● RECORDED INFORMATION:

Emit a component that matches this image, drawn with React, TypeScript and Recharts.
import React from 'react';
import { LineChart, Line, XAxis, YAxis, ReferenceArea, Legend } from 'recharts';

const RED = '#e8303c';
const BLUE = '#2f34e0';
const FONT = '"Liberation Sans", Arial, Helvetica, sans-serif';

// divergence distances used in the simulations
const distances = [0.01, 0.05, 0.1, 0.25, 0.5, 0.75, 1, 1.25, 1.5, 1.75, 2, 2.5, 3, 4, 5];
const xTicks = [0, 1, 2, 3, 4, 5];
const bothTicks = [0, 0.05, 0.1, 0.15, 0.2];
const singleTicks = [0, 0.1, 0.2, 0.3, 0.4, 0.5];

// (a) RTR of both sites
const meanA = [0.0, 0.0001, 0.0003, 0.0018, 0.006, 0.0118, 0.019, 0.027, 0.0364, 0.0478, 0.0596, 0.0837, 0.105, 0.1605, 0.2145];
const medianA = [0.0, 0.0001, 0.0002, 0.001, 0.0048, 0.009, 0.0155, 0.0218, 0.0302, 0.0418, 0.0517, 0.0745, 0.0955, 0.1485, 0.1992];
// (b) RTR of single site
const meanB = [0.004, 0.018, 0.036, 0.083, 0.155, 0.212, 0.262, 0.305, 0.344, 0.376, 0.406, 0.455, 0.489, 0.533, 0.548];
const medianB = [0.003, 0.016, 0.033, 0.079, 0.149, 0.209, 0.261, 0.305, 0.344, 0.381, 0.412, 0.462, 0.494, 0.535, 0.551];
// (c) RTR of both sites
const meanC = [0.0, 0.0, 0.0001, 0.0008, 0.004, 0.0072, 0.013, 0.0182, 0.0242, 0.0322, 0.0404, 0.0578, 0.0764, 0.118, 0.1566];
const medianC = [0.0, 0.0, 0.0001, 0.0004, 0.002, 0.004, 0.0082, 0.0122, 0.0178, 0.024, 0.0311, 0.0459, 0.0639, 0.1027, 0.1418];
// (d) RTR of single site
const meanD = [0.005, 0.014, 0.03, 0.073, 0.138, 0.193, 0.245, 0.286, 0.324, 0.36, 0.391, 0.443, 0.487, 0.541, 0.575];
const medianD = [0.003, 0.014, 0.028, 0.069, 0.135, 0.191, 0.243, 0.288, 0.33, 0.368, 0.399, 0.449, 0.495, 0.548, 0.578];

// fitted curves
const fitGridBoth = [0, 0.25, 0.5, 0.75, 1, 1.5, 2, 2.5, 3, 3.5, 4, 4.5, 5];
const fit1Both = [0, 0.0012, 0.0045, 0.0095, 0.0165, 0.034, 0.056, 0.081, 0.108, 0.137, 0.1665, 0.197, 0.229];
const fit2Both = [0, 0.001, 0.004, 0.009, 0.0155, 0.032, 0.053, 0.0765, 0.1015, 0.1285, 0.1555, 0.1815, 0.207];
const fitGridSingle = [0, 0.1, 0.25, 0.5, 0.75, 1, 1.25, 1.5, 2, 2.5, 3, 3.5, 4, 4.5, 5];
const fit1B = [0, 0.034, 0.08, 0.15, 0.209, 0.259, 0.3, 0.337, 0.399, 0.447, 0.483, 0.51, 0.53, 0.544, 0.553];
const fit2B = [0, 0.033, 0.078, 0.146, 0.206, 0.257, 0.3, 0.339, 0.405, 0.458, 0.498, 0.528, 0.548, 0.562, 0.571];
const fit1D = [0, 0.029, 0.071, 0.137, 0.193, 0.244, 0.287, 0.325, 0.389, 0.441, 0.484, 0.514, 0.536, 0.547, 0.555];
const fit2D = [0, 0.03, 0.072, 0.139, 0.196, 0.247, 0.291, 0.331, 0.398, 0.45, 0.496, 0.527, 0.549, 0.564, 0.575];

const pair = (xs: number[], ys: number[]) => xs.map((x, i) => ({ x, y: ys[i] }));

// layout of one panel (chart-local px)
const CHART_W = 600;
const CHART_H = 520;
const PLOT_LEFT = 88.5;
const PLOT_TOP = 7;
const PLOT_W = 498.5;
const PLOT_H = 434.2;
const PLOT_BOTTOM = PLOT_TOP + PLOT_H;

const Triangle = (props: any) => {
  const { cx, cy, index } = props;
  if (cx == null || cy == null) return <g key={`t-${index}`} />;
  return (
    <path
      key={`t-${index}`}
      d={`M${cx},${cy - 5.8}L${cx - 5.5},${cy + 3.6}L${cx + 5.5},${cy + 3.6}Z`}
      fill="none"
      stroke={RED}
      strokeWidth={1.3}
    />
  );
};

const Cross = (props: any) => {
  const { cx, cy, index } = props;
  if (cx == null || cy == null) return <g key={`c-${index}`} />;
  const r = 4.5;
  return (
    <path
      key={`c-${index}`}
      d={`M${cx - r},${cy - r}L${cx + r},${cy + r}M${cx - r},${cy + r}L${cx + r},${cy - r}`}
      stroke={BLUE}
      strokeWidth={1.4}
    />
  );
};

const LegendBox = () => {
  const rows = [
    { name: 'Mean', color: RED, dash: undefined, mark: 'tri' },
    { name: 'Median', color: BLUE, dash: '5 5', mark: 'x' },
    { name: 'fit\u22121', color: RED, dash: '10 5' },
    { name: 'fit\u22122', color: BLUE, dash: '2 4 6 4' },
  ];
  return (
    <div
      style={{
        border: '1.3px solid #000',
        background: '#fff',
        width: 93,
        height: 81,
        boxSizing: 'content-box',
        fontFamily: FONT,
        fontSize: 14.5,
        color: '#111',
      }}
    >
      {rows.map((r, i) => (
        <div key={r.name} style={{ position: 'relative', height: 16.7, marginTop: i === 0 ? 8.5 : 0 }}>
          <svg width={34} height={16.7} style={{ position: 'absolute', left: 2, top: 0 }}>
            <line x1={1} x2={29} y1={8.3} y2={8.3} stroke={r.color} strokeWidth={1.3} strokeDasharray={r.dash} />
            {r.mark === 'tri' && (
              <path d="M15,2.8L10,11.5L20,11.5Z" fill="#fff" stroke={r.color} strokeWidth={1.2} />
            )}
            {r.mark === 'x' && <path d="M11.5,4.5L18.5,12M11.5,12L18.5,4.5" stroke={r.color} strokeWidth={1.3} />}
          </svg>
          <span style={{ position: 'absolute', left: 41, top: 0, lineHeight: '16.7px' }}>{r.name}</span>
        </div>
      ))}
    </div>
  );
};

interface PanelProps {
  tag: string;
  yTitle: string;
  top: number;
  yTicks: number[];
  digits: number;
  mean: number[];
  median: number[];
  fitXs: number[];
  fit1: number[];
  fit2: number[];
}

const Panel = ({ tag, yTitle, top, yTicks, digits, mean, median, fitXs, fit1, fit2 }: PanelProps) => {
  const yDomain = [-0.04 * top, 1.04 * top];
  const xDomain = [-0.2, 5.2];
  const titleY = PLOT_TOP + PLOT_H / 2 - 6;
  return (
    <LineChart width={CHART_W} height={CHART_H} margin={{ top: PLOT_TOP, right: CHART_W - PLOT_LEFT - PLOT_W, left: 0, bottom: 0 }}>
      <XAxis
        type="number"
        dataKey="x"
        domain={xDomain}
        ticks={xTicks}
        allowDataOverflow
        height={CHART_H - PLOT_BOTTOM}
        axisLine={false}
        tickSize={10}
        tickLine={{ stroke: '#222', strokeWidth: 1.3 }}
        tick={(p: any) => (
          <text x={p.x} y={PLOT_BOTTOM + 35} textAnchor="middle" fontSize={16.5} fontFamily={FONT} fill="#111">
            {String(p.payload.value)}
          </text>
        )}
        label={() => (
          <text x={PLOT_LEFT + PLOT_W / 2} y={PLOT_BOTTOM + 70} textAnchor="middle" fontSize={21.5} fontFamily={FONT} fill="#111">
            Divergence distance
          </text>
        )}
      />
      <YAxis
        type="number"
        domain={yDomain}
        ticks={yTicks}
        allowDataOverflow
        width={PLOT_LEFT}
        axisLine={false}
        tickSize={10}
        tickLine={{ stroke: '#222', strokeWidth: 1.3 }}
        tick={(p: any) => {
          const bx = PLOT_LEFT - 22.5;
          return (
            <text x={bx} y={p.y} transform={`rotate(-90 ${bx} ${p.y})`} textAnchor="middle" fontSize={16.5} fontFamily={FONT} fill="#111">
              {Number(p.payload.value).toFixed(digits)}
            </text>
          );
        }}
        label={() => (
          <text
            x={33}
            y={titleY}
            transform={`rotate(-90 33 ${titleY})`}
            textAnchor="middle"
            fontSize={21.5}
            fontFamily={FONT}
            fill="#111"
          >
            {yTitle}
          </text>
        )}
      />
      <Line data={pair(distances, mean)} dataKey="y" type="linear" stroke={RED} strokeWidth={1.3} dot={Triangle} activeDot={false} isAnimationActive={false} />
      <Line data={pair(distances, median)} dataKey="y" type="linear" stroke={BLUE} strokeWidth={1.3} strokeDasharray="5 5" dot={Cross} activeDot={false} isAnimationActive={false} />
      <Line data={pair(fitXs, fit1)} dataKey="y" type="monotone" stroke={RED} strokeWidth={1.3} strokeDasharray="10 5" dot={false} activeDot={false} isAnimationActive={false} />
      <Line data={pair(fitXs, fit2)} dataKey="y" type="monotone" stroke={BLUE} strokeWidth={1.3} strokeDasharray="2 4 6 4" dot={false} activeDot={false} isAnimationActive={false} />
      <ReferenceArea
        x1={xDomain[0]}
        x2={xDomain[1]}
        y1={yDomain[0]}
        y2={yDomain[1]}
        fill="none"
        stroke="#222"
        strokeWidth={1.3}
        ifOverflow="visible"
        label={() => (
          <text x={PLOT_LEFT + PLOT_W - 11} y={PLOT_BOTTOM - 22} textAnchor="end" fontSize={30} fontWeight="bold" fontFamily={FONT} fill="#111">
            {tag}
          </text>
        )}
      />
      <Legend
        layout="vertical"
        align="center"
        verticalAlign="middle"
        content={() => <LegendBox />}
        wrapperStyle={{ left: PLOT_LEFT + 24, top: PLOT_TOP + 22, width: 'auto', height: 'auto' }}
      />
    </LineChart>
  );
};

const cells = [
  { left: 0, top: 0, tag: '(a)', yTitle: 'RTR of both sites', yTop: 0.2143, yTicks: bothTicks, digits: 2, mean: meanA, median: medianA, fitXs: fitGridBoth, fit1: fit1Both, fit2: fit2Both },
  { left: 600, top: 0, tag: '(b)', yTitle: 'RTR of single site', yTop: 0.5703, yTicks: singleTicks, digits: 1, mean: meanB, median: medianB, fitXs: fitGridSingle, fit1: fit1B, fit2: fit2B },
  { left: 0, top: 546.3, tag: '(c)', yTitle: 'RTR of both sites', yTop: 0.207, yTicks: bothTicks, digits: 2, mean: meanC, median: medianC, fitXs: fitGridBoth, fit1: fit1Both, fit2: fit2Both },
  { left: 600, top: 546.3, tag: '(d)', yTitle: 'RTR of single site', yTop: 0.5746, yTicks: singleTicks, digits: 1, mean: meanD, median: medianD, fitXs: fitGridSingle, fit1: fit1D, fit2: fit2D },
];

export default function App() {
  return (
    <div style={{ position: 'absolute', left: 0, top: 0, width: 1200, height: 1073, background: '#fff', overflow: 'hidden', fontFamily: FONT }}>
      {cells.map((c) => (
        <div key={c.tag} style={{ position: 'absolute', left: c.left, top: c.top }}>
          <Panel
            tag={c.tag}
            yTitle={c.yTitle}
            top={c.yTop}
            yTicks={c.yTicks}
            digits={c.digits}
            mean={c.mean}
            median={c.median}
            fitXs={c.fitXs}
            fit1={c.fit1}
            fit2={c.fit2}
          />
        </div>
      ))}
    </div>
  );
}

● WHAT THIS TASK INVOLVES:
Return exactly the lines from the beginning of the data above through the one containing "const singleTicks = [0, 0.1, 0.2, 0.3, 0.4, 0.5];", please. Include both end lines and add nothing else.

● RESULT OF THIS TASK:
Emit a component that matches this image, drawn with React, TypeScript and Recharts.
import React from 'react';
import { LineChart, Line, XAxis, YAxis, ReferenceArea, Legend } from 'recharts';

const RED = '#e8303c';
const BLUE = '#2f34e0';
const FONT = '"Liberation Sans", Arial, Helvetica, sans-serif';

// divergence distances used in the simulations
const distances = [0.01, 0.05, 0.1, 0.25, 0.5, 0.75, 1, 1.25, 1.5, 1.75, 2, 2.5, 3, 4, 5];
const xTicks = [0, 1, 2, 3, 4, 5];
const bothTicks = [0, 0.05, 0.1, 0.15, 0.2];
const singleTicks = [0, 0.1, 0.2, 0.3, 0.4, 0.5];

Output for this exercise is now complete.